Getting the Best Value You Can

Buying the newspaper just to get the coupons is no longer something only the desperate or miserly do: over three quarters of people follow this route to save cash when shopping. There are a number of sources of good advice available online with tips to getting the most out of this habit; savings of 20% or more on your grocery bill are not uncommon.

Aside from spending some time with the local newspaper and a pair of scissors, look out for special, limited-time offers. Occasionally a retailer will find itself overstocked on some item you need and offer fantastic discounts just to get rid of the inventory. If this is something you know you’ll use in future, especially if you can freeze or otherwise store it conveniently, take advantage.

Additionally, avoid paying for someone else’s TV commercials. Many common products have cheaper, off-brand competitors that do exactly the same job. Is a $4 tube of toothpaste really going to keep your breath mintier than the kind that costs $1? Spend your money on quality, not logos.

Eliminate the Unnecessary

About 75% of families have slashed their entertainment and leisure budgets, but this doesn’t mean they’re down to playing solitaire and charades. Using free or cheap local resources that you’ve been overlooking, such as parks, exhibitions and libraries, the whole family can have just as much fun as before without shelling out hundreds of dollars.

Cooking a steak dinner at home can cost a tenth the price of a restaurant meal, while renting a few DVDs for a Saturday night allows you to see the same movies you would have in a cinema, plus there’s all you can eat snacks on a comfy couch.

Transferring Good Money Sense to the Children

Considering the level of debt many young adults manage to rack up, teaching your kids how money works – and especially how to delay gratification – is one of a parent’s most important jobs.

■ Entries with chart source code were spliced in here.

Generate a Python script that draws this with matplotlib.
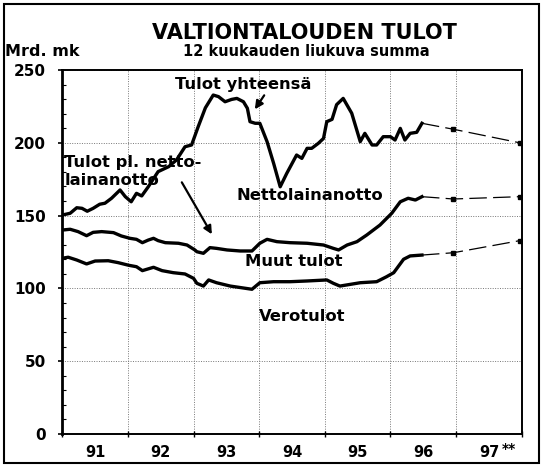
import numpy as np
import matplotlib.pyplot as plt
from matplotlib.ticker import MultipleLocator, FixedLocator, NullFormatter, FixedFormatter
from matplotlib.patches import Rectangle

# valtion tulot, 12 kk liukuva summa (Mrd. mk), aika desimaalivuosina
t_yht = [1991.00, 1991.12, 1991.22, 1991.30, 1991.38, 1991.47, 1991.57, 1991.65, 1991.75, 1991.88,
         1991.96, 1992.05, 1992.13, 1992.21, 1992.31, 1992.46, 1992.62, 1992.74, 1992.87, 1992.97,
         1993.07, 1993.18, 1993.30, 1993.38, 1993.48, 1993.58, 1993.66, 1993.76, 1993.82, 1993.86,
         1993.94, 1994.01, 1994.12, 1994.22, 1994.32, 1994.42, 1994.57, 1994.65, 1994.73, 1994.80,
         1994.90, 1994.98, 1995.03, 1995.11, 1995.18, 1995.28, 1995.41, 1995.54, 1995.61, 1995.72,
         1995.79, 1995.89, 1996.00, 1996.07, 1996.15, 1996.22, 1996.30, 1996.40, 1996.48]
tulot_yht = [150.4, 151.6, 155.4, 155.0, 153.0, 155.0, 157.8, 158.5, 161.9, 167.6,
             163.0, 159.5, 165.3, 163.5, 169.8, 180.2, 183.6, 188.2, 197.3, 198.5,
             211.0, 224.0, 232.8, 231.7, 228.2, 229.8, 230.5, 228.2, 223.7, 214.5,
             213.4, 213.4, 200.8, 185.9, 169.8, 179.0, 191.6, 189.3, 196.2, 196.2,
             199.6, 203.0, 214.5, 216.1, 226.2, 230.5, 220.3, 200.8, 206.5, 198.5,
             198.5, 204.2, 204.2, 201.9, 209.9, 201.9, 206.5, 207.2, 213.4]

t_pl = [1991.00, 1991.12, 1991.24, 1991.37, 1991.47, 1991.60, 1991.78, 1991.90, 1992.03, 1992.13,
        1992.22, 1992.31, 1992.39, 1992.46, 1992.57, 1992.77, 1992.90, 1993.02, 1993.05, 1993.15,
        1993.25, 1993.35, 1993.51, 1993.71, 1993.89, 1994.01, 1994.12, 1994.27, 1994.47, 1994.73,
        1994.98, 1995.13, 1995.21, 1995.34, 1995.49, 1995.64, 1995.84, 1996.02, 1996.15, 1996.27,
        1996.38, 1996.48]
tulot_pl = [140.1, 140.6, 139.0, 136.2, 138.5, 139.0, 138.3, 136.0, 134.4, 133.7,
            131.4, 133.2, 134.4, 132.8, 131.4, 131.0, 129.8, 126.4, 125.2, 124.1,
            128.0, 127.5, 126.4, 125.7, 125.7, 131.0, 133.7, 132.1, 131.4, 131.0,
            129.8, 127.5, 126.4, 129.8, 132.1, 136.7, 143.5, 151.6, 159.5, 161.9,
            160.7, 163.0]

t_vero = [1991.00, 1991.09, 1991.22, 1991.37, 1991.50, 1991.70, 1991.85, 1992.01, 1992.13, 1992.22,
          1992.39, 1992.52, 1992.69, 1992.87, 1993.00, 1993.05, 1993.15, 1993.23, 1993.35, 1993.56,
          1993.89, 1994.01, 1994.22, 1994.47, 1994.73, 1995.03, 1995.13, 1995.23, 1995.54, 1995.79,
          1995.94, 1996.05, 1996.20, 1996.30, 1996.48]
verotulot = [120.7, 121.4, 119.5, 116.8, 118.8, 119.0, 117.7, 115.9, 114.9, 112.2,
             114.5, 112.2, 110.8, 109.9, 106.9, 103.5, 101.6, 105.8, 103.9, 101.6,
             99.4, 103.9, 104.6, 104.6, 105.1, 105.8, 103.5, 101.6, 103.9, 104.6,
             108.0, 110.8, 120.0, 122.3, 122.9]

# ennusteet vuosille 96 ja 97
t_enn = [1996.96, 1997.97]
enn_yht = [209.3, 200.0]
enn_pl = [161.4, 163.0]
enn_vero = [124.5, 132.8]

vuodet = ['91', '92', '93', '94', '95', '96', '97']

bold = dict(fontweight='bold', family='DejaVu Sans')

fig = plt.figure(figsize=(5.43, 4.65), dpi=100)
ax = fig.add_axes([62.3 / 543, 31 / 465, (521.7 - 62.3) / 543, (434 - 70) / 465])

for t, y, te, ye in [(t_yht, tulot_yht, t_enn, enn_yht),
                     (t_pl, tulot_pl, t_enn, enn_pl),
                     (t_vero, verotulot, t_enn, enn_vero)]:
    ax.plot(t, y, color='black', lw=2.4, solid_joinstyle='round', zorder=3)
    ax.plot([t[-1]] + te, [y[-1]] + ye, color='black', lw=0.9,
            linestyle=(0, (14, 5)), zorder=3)
    ax.plot(te, ye, 's', color='black', markersize=3.2, zorder=4)

ax.set_xlim(1991, 1998)
ax.set_ylim(0, 250)

ax.yaxis.set_major_locator(MultipleLocator(50))
ax.yaxis.set_minor_locator(MultipleLocator(10))
ax.tick_params(axis='y', which='major', direction='out', length=3, width=1.2, pad=9,
               labelsize=11)
ax.tick_params(axis='y', which='minor', direction='in', length=3, width=0.8)
for lab in ax.get_yticklabels():
    lab.set_fontweight('bold')

ax.xaxis.set_major_locator(FixedLocator(np.arange(1991, 1999)))
ax.xaxis.set_major_formatter(NullFormatter())
ax.xaxis.set_minor_locator(FixedLocator(np.arange(1991.5, 1998, 1.0)))
ax.xaxis.set_minor_formatter(FixedFormatter(vuodet))
ax.tick_params(axis='x', which='major', direction='inout', length=4, width=1)
ax.tick_params(axis='x', which='minor', length=0, pad=8, labelsize=10.5)
for lab in ax.get_xticklabels(minor=True):
    lab.set_fontweight('bold')
ax.text(1997.8, -10.5, '**', ha='center', va='center', fontsize=10, **bold)

ax.grid(True, which='major', color='#777777', linestyle=(0, (1, 1.5)), lw=0.7, zorder=1)
for s in ax.spines.values():
    s.set_linewidth(1.4)
ax.spines['left'].set_linewidth(2)

# tekstit
fs = 11.8
ax.text(1993.75, 239.7, 'Tulot yhteensä', ha='center', va='center', fontsize=fs, **bold)
ax.annotate('', xy=(1993.91, 221.4), xytext=(1994.10, 234.2),
            arrowprops=dict(arrowstyle='-|>', color='black', lw=1.6, mutation_scale=12))
ax.text(1991.03, 186.3, 'Tulot pl. netto-', ha='left', va='center', fontsize=fs, **bold)
ax.text(1991.03, 173.8, 'lainanotto', ha='left', va='center', fontsize=fs, **bold)
ax.annotate('', xy=(1993.30, 135.5), xytext=(1992.80, 174.5),
            arrowprops=dict(arrowstyle='-|>', color='black', lw=1.6, mutation_scale=12))
ax.text(1994.77, 163.7, 'Nettolainanotto', ha='center', va='center', fontsize=fs, **bold)
ax.text(1994.53, 118.3, 'Muut tulot', ha='center', va='center', fontsize=fs, **bold)
ax.text(1994.65, 81.0, 'Verotulot', ha='center', va='center', fontsize=fs, **bold)

fig.text(304 / 543, 1 - 33 / 465, 'VALTIONTALOUDEN TULOT', ha='center', va='center',
         fontsize=15, **bold)
fig.text(306 / 543, 1 - 51 / 465, '12 kuukauden liukuva summa', ha='center', va='center',
         fontsize=10.5, **bold)
fig.text(5 / 543, 1 - 51 / 465, 'Mrd. mk', ha='left', va='center', fontsize=11.5, **bold)

# kehys koko kuvan ympäri
fig.patches.append(Rectangle((4 / 543, 2 / 465), 535 / 543, 459 / 465, transform=fig.transFigure,
                             fill=False, edgecolor='black', lw=1.5))

fig.savefig('out.png', dpi=100)
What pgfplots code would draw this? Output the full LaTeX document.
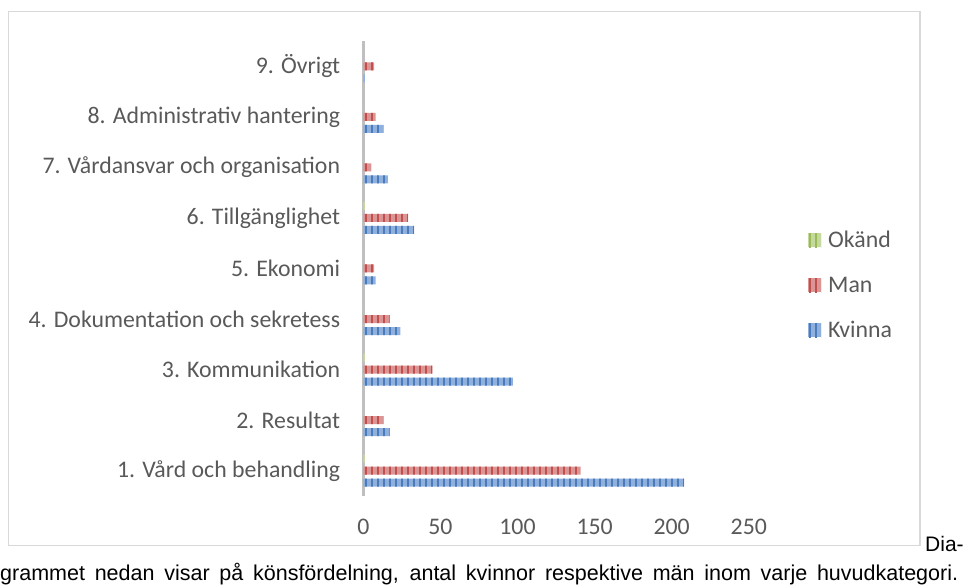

The ability to save for what you want, instead of spending ready cash as fast as possible, is the one characteristic that separates financially mature individuals of any age from their perpetually broke counterparts. Teaching your children this, first by way of words, then your own example and finally by allowing them to use their own money how they wish, with the clear condition that this is not an inexhaustible resource, is one of the most valuable educational gifts you can give them.

Giving Kids an Allowance

Verbally explaining how money should be used will be useless unless they can experiment on their own to concretely learn what behaviors work, and which don’t. An allowance, often given in return for doing tasks around the house or maintaining good academic scores, gives them an appropriate amount of money to learn the concepts of saving and spending money on what’s important rather than on impulse.

Giving cash as a birthday gift is also appropriate, and certainly better than buying a toy they will not care about in two weeks. Encouraging them to save this lump sum instead of blowing it all on candy should be a serious consideration, since the habits formed in childhood can affect behavior much later in life.

One strategy is to offer to “invest” their money for them. You don’t actually need to buy stocks or open a savings account, but letting them know every month how their money is increasing, especially over the longer term, will teach them about interest rates. So many adults have fallen victim to their own ignorance on topics such as these, that teaching your children at a young age is almost as important as knowing how to cut household expenses.